Viaggiare per trovarsi
Da questo punto di vista, proprio in una accezione personalizzante del processo formativo, l’ipotesi del viaggio all’estero può acquisire o riacquisire tutto il suo valore liberatorio e stimolante: non nel senso di una fuga dal proprio paese, ma in quello di un accrescimento di esperienze, di capacità e di opportunità, che possono aprire al tempo stesso sia le strade dell’andare sia quelle del tornare. Senza che la scelta tra l’andare e il tornare, in un mondo sempre più globalizzato, almeno per quanto concerne la possibilità di muoversi in lungo e in largo, a fini di studio o di lavoro, debba rivestirsi dell’alea di una decisione drammatica, perché definitiva e non razionalizzabile in termini di interessi e di prospettive personali. Al giorno d’oggi non si può non pensare a una estensione mondiale dei circuiti della formazione, nel cui ambito, come per il classico Grand Tour, si possa e si debba prevedere il viaggio all’estero come un fattore fondamentale per conseguire i propri obiettivi. Ovvero, prima ancora, per poterseli dare con cognizione di causa, per comprendere quali obiettivi si vogliano e si possano davvero perseguire, senza doversi irreggimentare nelle vincolanti aspettative degli altri, familiari o estranei che siano.

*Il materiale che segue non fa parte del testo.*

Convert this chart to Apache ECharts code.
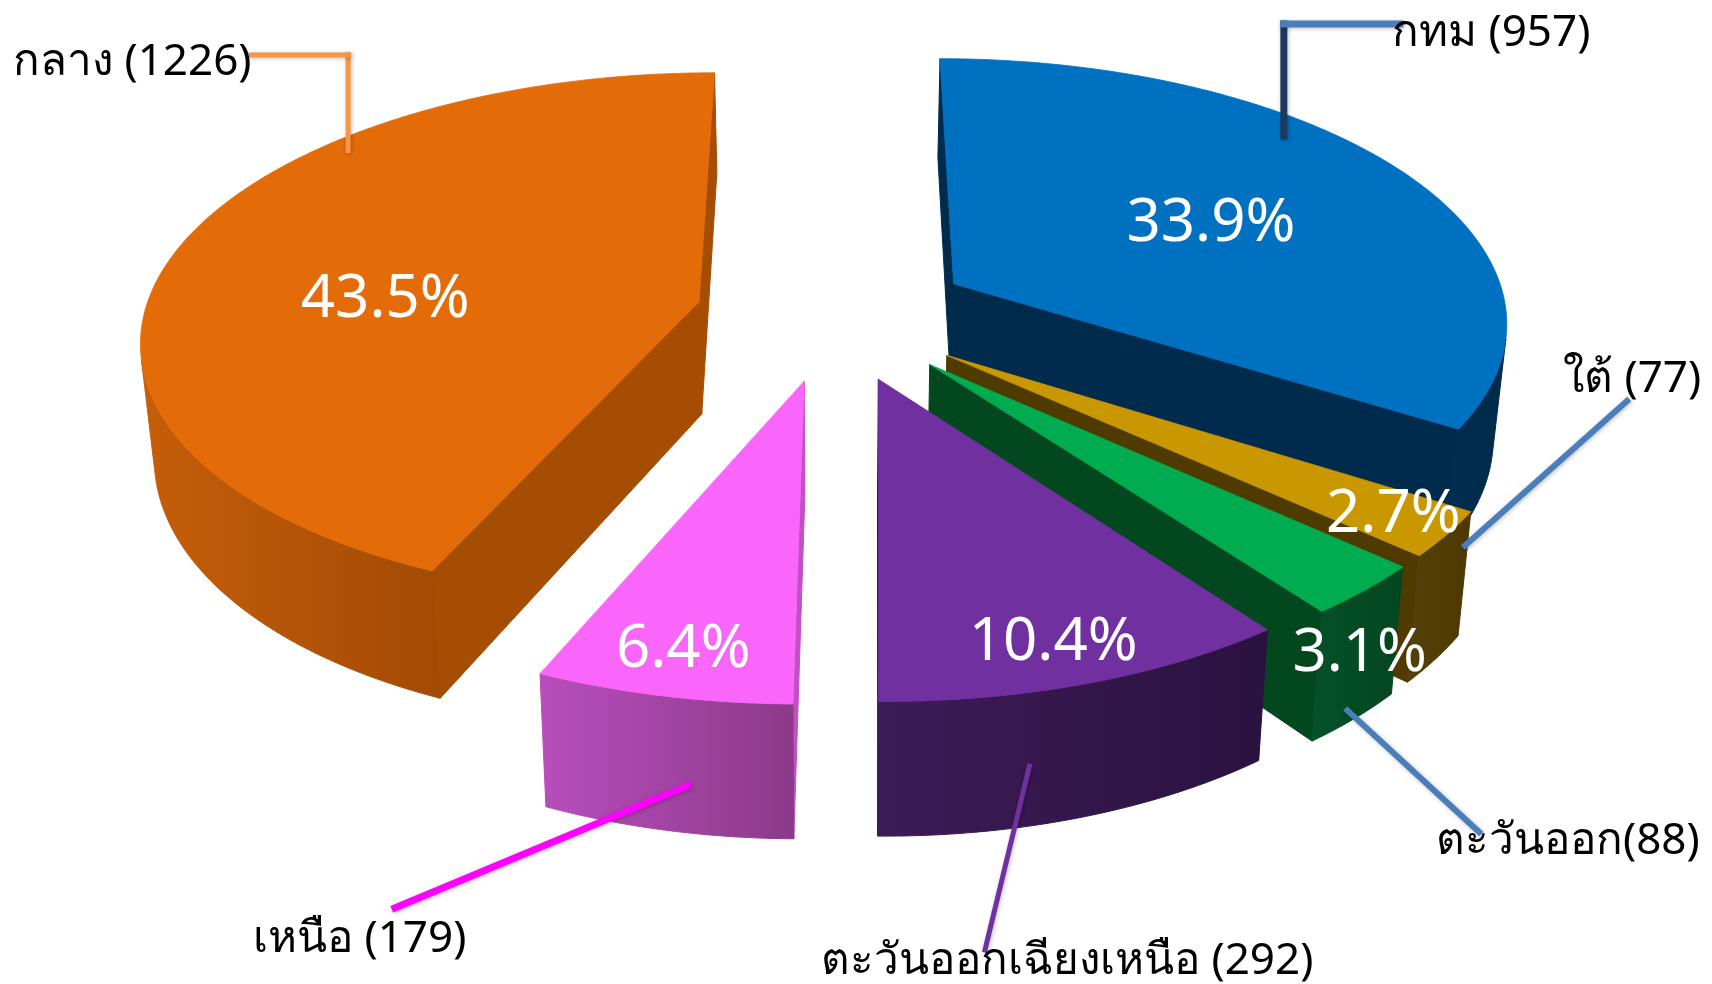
<!DOCTYPE html>
<html>
<head>
<meta charset="utf-8">
<script src="https://cdn.jsdelivr.net/npm/echarts@6/dist/echarts.min.js"></script>
<style>
html, body { margin: 0; padding: 0; background: #fff; }
#chart { width: 1712px; height: 984px; }
</style>
</head>
<body>
<div id="chart"></div>
<script>
// data, clockwise from 12 o'clock
var regions = ['กทม', 'ใต้', 'ตะวันออก', 'ตะวันออกเฉียงเหนือ', 'เหนือ', 'กลาง'];
var counts = [957, 77, 88, 292, 179, 1226];
var shares = ['33.9%', '2.7%', '3.1%', '10.4%', '6.4%', '43.5%'];
var nameLabels = ['กทม (957)', 'ใต้ (77)', 'ตะวันออก(88)', 'ตะวันออกเฉียงเหนือ (292)', 'เหนือ (179)', 'กลาง (1226)'];

// colours
var topColors = ['#0070C0', '#C99800', '#00AC4F', '#7030A0', '#FA66FA', '#E36C09'];
var sideColors = [
    ['#002E52', '#002A4A'],
    ['#54400A', '#4D3900'],
    ['#05502A', '#03461F'],
    ['#3E1B57', '#2A1240'],
    ['#B84EBC', '#8C3A8A'],
    ['#C65E0A', '#A24A04']
];
var wallColors = ['#002B4C', '#4F3B00', '#03471F', '#2C1340', '#C050C4', '#A64D04'];

// 3d view of the pie
var CX = 834, CY = 315, RX = 555, RY = 262;
var DEPTH = 113 / RY, PERSP = 0.13, SLANT = 0.02, EXPLODE = 0.25;
var DEG = Math.PI / 180;

// where the value text sits: [fraction of slice angle, radius, fraction of depth]
var shareSpot = [[0.52, 0.55, 0], [0.5, 0.9, 0], [0.5, 1.0, 0.5], [0.52, 0.88, 0], [0.5, 0.87, 0], [0.43, 0.57, 0]];
// leader lines: anchor on slice, corner y, outer end, text position
var leaders = [
    {anchor: [0.383, 0.92, 0], elbow: 24, end: [1400, 24], text: [1392, 33], colors: ['#1B3A5E', '#4A7EBB'], width: 7},
    {anchor: [0.06, 1, 0.25], end: [1627, 401], text: [1563, 379], colors: ['#4A7EBB'], width: 6},
    {anchor: [0.6, 1, 0.9], end: [1479, 832], text: [1436, 841], colors: ['#4A7EBB'], width: 6},
    {anchor: [0.64, 1, 0.55], end: [985, 950], text: [821, 961], colors: ['#7030A0'], width: 5},
    {anchor: [0.41, 1, 0.65], end: [395, 908], text: [253, 939], colors: ['#FF00FF'], width: 7},
    {anchor: [0.692, 0.95, 0], elbow: 55, end: [251, 55], text: [13, 62], colors: ['#F79646'], width: 5}
];

var total = counts.reduce(function (a, b) { return a + b; }, 0);
var startAngles = [], endAngles = [];
var acc = 0;
counts.forEach(function (c) {
    startAngles.push(acc / total * 360);
    acc += c;
    endAngles.push(acc / total * 360);
});

// far slices first
var rank = [];
counts.map(function (c, i) {
    return {i: i, v: Math.cos((startAngles[i] + endAngles[i]) / 2 * DEG)};
}).sort(function (a, b) { return b.v - a.v; }).forEach(function (o, k) { rank[o.i] = k; });

function area(pts) {
    var a = 0;
    for (var j = 0; j < pts.length; j++) {
        var p = pts[j], q = pts[(j + 1) % pts.length];
        a += p[0] * q[1] - q[0] * p[1];
    }
    return a / 2;
}

function renderItem(params, api) {
    var i = params.dataIndex;
    var a0 = startAngles[i] * DEG, a1 = endAngles[i] * DEG, mid = (a0 + a1) / 2;
    var ou = EXPLODE * Math.sin(mid), ov = EXPLODE * Math.cos(mid);
    var base = rank[i] * 10;
    var children = [];

    function pt(theta, r, h) {
        var u = ou + r * Math.sin(theta), v = ov + r * Math.cos(theta);
        var s = 1 / (1 + PERSP * v);
        var k = 1 - SLANT * (-h / DEPTH);
        return api.coord([u * s * k, (v + h) * s]);
    }
    function spot(f) {
        return pt(a0 + (a1 - a0) * f[0], f[1], -DEPTH * f[2]);
    }

    var wallStyle = {fill: wallColors[i], stroke: wallColors[i], lineWidth: 1};
    var w0 = [pt(a0, 0, 0), pt(a0, 1, 0), pt(a0, 1, -DEPTH), pt(a0, 0, -DEPTH)];
    var w1 = [pt(a1, 0, 0), pt(a1, 0, -DEPTH), pt(a1, 1, -DEPTH), pt(a1, 1, 0)];
    [w0, w1].forEach(function (w) {
        if (area(w) < 0) children.push({type: 'polygon', z2: base, shape: {points: w}, style: wallStyle});
    });

    // outer rim, only the parts facing us
    var n = Math.max(2, Math.ceil((a1 - a0) / (0.5 * DEG)));
    var tops = [], bots = [];
    for (var j = 0; j <= n; j++) {
        var t = a0 + (a1 - a0) * j / n;
        tops.push(pt(t, 1, 0));
        bots.push(pt(t, 1, -DEPTH));
    }
    var runs = [], run = null;
    for (j = 0; j < n; j++) {
        if (area([tops[j], tops[j + 1], bots[j + 1], bots[j]]) < 0) {
            if (!run) run = {s: j, e: j};
            run.e = j + 1;
        } else if (run) {
            runs.push(run);
            run = null;
        }
    }
    if (run) runs.push(run);
    runs.forEach(function (r) {
        var grad = new echarts.graphic.LinearGradient(0, 0, 1, 0, [
            {offset: 0, color: sideColors[i][0]},
            {offset: 1, color: sideColors[i][1]}
        ]);
        children.push({
            type: 'polygon', z2: base + 1,
            shape: {points: tops.slice(r.s, r.e + 1).concat(bots.slice(r.s, r.e + 1).reverse())},
            style: {fill: grad, stroke: grad, lineWidth: 1}
        });
    });

    children.push({
        type: 'polygon', z2: base + 2,
        shape: {points: [pt(0, 0, 0)].concat(tops)},
        style: {fill: topColors[i], stroke: topColors[i], lineWidth: 0.8}
    });

    var sp = spot(shareSpot[i]);
    children.push({
        type: 'text', z2: 100,
        style: {
            text: shares[i], x: sp[0], y: sp[1], fill: '#fff',
            font: '60px "Noto Sans", "DejaVu Sans", sans-serif',
            align: 'center', verticalAlign: 'middle'
        }
    });

    var L = leaders[i];
    var an = spot(L.anchor);
    var pts;
    if (L.elbow != null) {
        pts = [an, [an[0], L.elbow], L.end];
    } else {
        pts = [an, L.end];
    }
    for (j = 0; j < pts.length - 1; j++) {
        var col = L.colors[Math.min(j, L.colors.length - 1)];
        children.push({
            type: 'line', z2: 90,
            shape: {x1: pts[j][0], y1: pts[j][1], x2: pts[j + 1][0], y2: pts[j + 1][1]},
            style: {stroke: col, lineWidth: L.width, lineCap: 'square', shadowBlur: 4, shadowColor: 'rgba(0,0,0,0.25)', shadowOffsetX: 1, shadowOffsetY: 1}
        });
    }
    children.push({
        type: 'text', z2: 110,
        style: {
            text: nameLabels[i], x: L.text[0], y: L.text[1], fill: '#000',
            font: '44px "Noto Sans", "DejaVu Sans", sans-serif',
            align: 'left', verticalAlign: 'middle'
        }
    });

    return {type: 'group', children: children};
}

var chart = echarts.init(document.getElementById('chart'));
chart.setOption({
    animation: false,
    backgroundColor: '#fff',
    grid: {left: 0, right: 0, top: 0, bottom: 0},
    xAxis: {type: 'value', min: -CX / RX, max: (1712 - CX) / RX, show: false},
    yAxis: {type: 'value', min: (CY - 984) / RY, max: CY / RY, show: false},
    series: [{
        type: 'custom',
        clip: false,
        renderItem: renderItem,
        data: counts.map(function (c, i) {
            return {name: regions[i], value: [0, 0, c]};
        })
    }]
});
</script>
</body>
</html>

Purché, ovviamente, da una parte e dall’altra dei confini nazionali sussistano le condizioni, sociali ed economiche, per non venire costretti a tradire se stessi, né in ordine alla propria origine, né in ordine al proprio destino. Altrimenti, non basterebbero i fuochi fatui a difendere le proprie appartenenze dalle code di paglia e, tutto sommato, non resterebbe, contro il proprio stesso interesse, che chiudersi in casa.